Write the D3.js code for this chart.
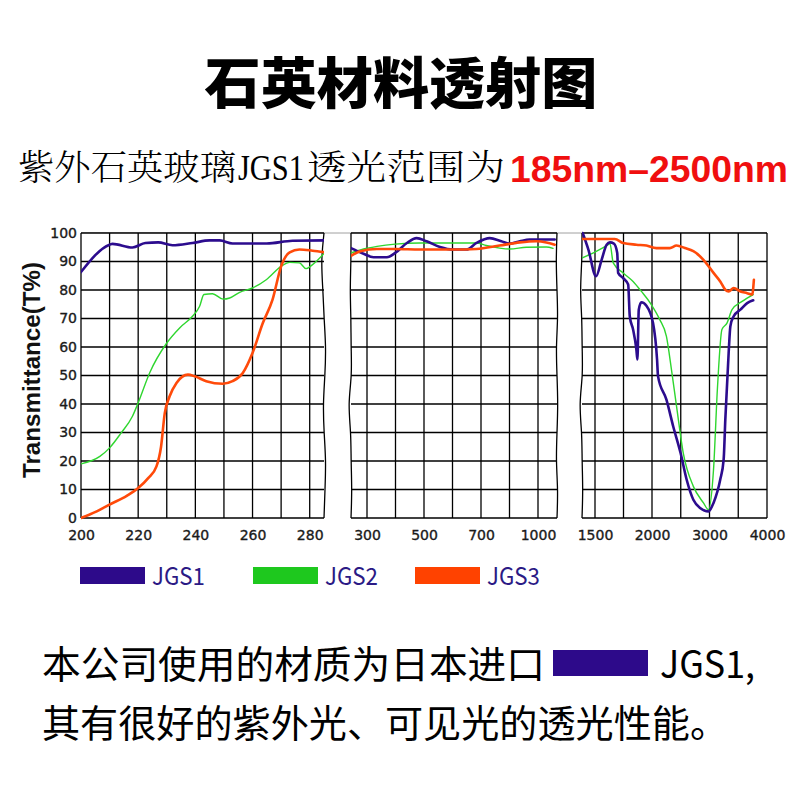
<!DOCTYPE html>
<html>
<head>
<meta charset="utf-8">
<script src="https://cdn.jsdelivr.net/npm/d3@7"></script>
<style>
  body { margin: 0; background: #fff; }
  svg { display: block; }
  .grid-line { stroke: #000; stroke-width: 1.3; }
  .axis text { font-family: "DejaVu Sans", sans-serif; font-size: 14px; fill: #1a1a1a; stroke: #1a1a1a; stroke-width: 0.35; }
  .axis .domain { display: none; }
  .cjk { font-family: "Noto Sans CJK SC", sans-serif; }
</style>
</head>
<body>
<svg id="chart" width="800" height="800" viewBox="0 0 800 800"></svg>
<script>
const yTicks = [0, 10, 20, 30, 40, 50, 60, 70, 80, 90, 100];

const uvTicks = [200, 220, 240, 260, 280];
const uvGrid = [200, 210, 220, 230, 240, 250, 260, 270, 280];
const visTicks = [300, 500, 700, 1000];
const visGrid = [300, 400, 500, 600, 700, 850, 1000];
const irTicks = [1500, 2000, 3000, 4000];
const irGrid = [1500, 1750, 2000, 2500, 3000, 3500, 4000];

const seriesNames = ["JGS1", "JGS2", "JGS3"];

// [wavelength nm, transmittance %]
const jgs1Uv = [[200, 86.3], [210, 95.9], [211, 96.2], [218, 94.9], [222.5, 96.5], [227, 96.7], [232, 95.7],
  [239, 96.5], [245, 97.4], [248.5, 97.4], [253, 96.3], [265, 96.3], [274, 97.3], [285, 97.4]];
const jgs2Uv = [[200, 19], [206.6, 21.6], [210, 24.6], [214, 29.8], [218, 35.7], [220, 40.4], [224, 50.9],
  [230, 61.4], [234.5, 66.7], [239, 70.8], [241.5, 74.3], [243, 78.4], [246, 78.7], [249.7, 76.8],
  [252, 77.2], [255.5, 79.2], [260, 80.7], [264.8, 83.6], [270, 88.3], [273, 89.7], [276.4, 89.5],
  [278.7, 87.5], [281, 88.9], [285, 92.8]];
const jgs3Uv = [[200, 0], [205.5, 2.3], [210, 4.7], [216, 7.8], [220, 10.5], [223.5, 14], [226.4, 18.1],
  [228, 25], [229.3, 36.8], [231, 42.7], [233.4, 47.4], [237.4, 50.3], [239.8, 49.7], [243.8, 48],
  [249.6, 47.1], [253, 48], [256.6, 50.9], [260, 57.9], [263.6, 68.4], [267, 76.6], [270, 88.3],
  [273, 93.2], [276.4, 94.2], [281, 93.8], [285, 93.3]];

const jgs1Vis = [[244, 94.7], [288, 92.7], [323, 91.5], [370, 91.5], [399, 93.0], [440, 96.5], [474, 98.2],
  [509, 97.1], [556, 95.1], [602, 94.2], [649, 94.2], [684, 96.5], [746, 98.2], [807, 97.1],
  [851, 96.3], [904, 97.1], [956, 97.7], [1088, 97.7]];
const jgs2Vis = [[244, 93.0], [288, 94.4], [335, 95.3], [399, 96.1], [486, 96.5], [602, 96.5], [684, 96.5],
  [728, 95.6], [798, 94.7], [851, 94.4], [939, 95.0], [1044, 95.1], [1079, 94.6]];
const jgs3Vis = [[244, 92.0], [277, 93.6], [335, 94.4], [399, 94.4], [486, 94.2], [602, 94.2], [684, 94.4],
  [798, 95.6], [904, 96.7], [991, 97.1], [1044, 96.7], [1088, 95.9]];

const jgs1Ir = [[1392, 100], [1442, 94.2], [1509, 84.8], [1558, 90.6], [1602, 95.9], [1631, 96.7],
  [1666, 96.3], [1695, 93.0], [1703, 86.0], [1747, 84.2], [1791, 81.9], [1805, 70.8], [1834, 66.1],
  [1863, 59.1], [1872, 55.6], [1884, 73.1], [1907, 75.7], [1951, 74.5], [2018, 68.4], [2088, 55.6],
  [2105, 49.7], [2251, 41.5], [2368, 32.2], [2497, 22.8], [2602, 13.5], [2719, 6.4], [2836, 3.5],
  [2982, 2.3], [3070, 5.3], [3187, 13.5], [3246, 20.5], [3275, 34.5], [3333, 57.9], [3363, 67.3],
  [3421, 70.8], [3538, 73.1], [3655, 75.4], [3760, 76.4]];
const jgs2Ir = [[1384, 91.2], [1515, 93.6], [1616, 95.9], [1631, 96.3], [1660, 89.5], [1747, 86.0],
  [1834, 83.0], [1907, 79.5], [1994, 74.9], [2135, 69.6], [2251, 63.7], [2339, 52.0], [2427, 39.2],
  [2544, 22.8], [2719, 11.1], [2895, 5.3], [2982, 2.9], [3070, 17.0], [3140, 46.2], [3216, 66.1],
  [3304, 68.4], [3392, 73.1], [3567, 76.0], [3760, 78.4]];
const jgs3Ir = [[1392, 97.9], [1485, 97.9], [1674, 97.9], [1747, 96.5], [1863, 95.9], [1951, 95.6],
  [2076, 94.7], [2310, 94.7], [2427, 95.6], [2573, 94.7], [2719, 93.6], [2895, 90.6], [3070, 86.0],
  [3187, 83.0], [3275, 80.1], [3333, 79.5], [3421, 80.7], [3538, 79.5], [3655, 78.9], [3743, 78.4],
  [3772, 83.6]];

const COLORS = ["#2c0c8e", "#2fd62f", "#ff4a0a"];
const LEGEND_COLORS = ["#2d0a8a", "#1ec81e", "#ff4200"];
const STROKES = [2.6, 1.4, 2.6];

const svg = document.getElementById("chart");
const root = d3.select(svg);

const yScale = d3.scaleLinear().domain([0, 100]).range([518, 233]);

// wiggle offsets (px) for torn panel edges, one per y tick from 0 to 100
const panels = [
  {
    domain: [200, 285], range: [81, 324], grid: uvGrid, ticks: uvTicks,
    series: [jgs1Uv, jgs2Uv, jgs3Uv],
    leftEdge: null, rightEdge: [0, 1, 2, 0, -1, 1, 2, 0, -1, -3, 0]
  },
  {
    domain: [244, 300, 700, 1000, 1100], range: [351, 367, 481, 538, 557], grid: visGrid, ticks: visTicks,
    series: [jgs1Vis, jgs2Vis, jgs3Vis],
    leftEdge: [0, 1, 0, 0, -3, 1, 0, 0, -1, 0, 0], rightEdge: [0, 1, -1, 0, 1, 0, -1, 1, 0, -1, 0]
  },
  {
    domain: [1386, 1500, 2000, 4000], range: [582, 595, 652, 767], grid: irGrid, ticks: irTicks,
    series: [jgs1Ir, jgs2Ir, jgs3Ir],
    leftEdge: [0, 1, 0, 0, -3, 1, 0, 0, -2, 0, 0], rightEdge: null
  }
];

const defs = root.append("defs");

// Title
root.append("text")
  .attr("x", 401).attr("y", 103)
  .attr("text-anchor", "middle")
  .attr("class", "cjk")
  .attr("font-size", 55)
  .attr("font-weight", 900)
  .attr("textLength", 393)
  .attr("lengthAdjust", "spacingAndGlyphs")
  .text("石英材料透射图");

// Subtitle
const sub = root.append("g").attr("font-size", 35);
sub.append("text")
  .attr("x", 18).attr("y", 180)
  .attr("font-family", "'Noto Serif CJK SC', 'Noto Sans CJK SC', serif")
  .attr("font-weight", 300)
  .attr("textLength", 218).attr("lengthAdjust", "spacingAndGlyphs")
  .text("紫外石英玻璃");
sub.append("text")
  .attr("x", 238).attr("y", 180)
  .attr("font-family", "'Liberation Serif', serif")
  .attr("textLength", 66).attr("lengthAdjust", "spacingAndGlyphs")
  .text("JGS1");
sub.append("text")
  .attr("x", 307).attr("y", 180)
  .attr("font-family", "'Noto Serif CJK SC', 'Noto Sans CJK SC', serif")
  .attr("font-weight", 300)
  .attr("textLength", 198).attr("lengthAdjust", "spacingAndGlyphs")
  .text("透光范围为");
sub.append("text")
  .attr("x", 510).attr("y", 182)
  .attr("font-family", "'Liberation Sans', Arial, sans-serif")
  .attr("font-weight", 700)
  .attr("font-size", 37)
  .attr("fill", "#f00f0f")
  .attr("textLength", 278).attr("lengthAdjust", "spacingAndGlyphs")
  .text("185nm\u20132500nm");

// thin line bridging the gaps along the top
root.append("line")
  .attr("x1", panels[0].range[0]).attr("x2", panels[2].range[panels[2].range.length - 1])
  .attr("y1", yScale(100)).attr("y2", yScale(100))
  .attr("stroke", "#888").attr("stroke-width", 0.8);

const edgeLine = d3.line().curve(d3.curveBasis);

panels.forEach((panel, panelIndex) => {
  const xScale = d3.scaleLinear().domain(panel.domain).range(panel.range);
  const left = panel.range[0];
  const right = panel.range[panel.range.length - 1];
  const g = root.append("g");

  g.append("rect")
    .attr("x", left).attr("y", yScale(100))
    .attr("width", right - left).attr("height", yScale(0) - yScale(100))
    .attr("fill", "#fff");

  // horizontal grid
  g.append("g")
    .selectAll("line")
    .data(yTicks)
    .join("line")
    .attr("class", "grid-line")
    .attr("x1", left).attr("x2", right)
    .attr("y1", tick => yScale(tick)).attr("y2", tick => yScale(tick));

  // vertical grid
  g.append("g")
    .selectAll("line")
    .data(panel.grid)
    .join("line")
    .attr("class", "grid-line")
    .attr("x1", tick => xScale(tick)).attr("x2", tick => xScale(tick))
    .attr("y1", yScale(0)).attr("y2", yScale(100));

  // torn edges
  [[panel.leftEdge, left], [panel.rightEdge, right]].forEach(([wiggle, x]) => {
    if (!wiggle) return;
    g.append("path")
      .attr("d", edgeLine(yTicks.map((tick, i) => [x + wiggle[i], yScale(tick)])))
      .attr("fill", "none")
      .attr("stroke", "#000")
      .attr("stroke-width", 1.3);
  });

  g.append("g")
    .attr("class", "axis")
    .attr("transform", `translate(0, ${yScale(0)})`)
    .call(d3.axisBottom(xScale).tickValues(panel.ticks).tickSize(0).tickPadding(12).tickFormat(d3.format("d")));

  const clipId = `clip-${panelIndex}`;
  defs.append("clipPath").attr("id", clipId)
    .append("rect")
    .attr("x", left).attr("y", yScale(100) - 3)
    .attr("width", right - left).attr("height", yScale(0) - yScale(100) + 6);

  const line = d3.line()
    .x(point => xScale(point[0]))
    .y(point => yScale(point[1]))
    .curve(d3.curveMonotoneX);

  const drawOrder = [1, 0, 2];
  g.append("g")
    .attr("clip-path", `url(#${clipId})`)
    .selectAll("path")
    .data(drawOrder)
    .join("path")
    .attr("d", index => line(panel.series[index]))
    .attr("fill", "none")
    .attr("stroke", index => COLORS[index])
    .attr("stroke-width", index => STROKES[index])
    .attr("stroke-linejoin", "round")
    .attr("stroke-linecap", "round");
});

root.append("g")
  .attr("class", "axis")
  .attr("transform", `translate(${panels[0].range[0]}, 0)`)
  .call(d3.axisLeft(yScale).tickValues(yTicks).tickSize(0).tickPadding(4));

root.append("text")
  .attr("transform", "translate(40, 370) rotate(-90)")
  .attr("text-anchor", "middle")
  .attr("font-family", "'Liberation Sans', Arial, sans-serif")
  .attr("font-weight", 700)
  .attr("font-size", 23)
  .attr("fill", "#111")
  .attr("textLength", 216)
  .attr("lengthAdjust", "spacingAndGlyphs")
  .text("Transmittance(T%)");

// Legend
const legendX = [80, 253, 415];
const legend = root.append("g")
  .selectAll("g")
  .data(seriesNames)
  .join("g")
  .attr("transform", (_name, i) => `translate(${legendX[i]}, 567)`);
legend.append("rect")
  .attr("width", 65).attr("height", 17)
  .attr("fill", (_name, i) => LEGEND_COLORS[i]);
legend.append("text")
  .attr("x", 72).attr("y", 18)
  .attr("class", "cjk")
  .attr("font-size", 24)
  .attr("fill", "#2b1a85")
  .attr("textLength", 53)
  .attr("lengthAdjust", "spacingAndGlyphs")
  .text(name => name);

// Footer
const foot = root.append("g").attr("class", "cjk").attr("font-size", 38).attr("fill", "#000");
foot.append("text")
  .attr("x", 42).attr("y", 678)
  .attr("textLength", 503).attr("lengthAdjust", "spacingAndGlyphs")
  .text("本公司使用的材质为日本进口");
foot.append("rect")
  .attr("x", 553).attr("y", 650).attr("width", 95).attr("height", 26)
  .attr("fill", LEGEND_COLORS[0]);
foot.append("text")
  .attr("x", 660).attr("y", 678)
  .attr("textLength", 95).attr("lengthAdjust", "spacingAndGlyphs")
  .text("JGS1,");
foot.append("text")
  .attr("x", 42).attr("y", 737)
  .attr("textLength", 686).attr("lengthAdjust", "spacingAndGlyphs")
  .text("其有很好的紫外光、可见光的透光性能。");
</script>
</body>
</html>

__________

Task goal> Return nothing but the lines running from the start of the data to the line with "80, 90, 100];", please, both ends included and no pictures.

Task output>
Write the D3.js code for this chart.
<!DOCTYPE html>
<html>
<head>
<meta charset="utf-8">
<script src="https://cdn.jsdelivr.net/npm/d3@7"></script>
<style>
  body { margin: 0; background: #fff; }
  svg { display: block; }
  .grid-line { stroke: #000; stroke-width: 1.3; }
  .axis text { font-family: "DejaVu Sans", sans-serif; font-size: 14px; fill: #1a1a1a; stroke: #1a1a1a; stroke-width: 0.35; }
  .axis .domain { display: none; }
  .cjk { font-family: "Noto Sans CJK SC", sans-serif; }
</style>
</head>
<body>
<svg id="chart" width="800" height="800" viewBox="0 0 800 800"></svg>
<script>
const yTicks = [0, 10, 20, 30, 40, 50, 60, 70, 80, 90, 100];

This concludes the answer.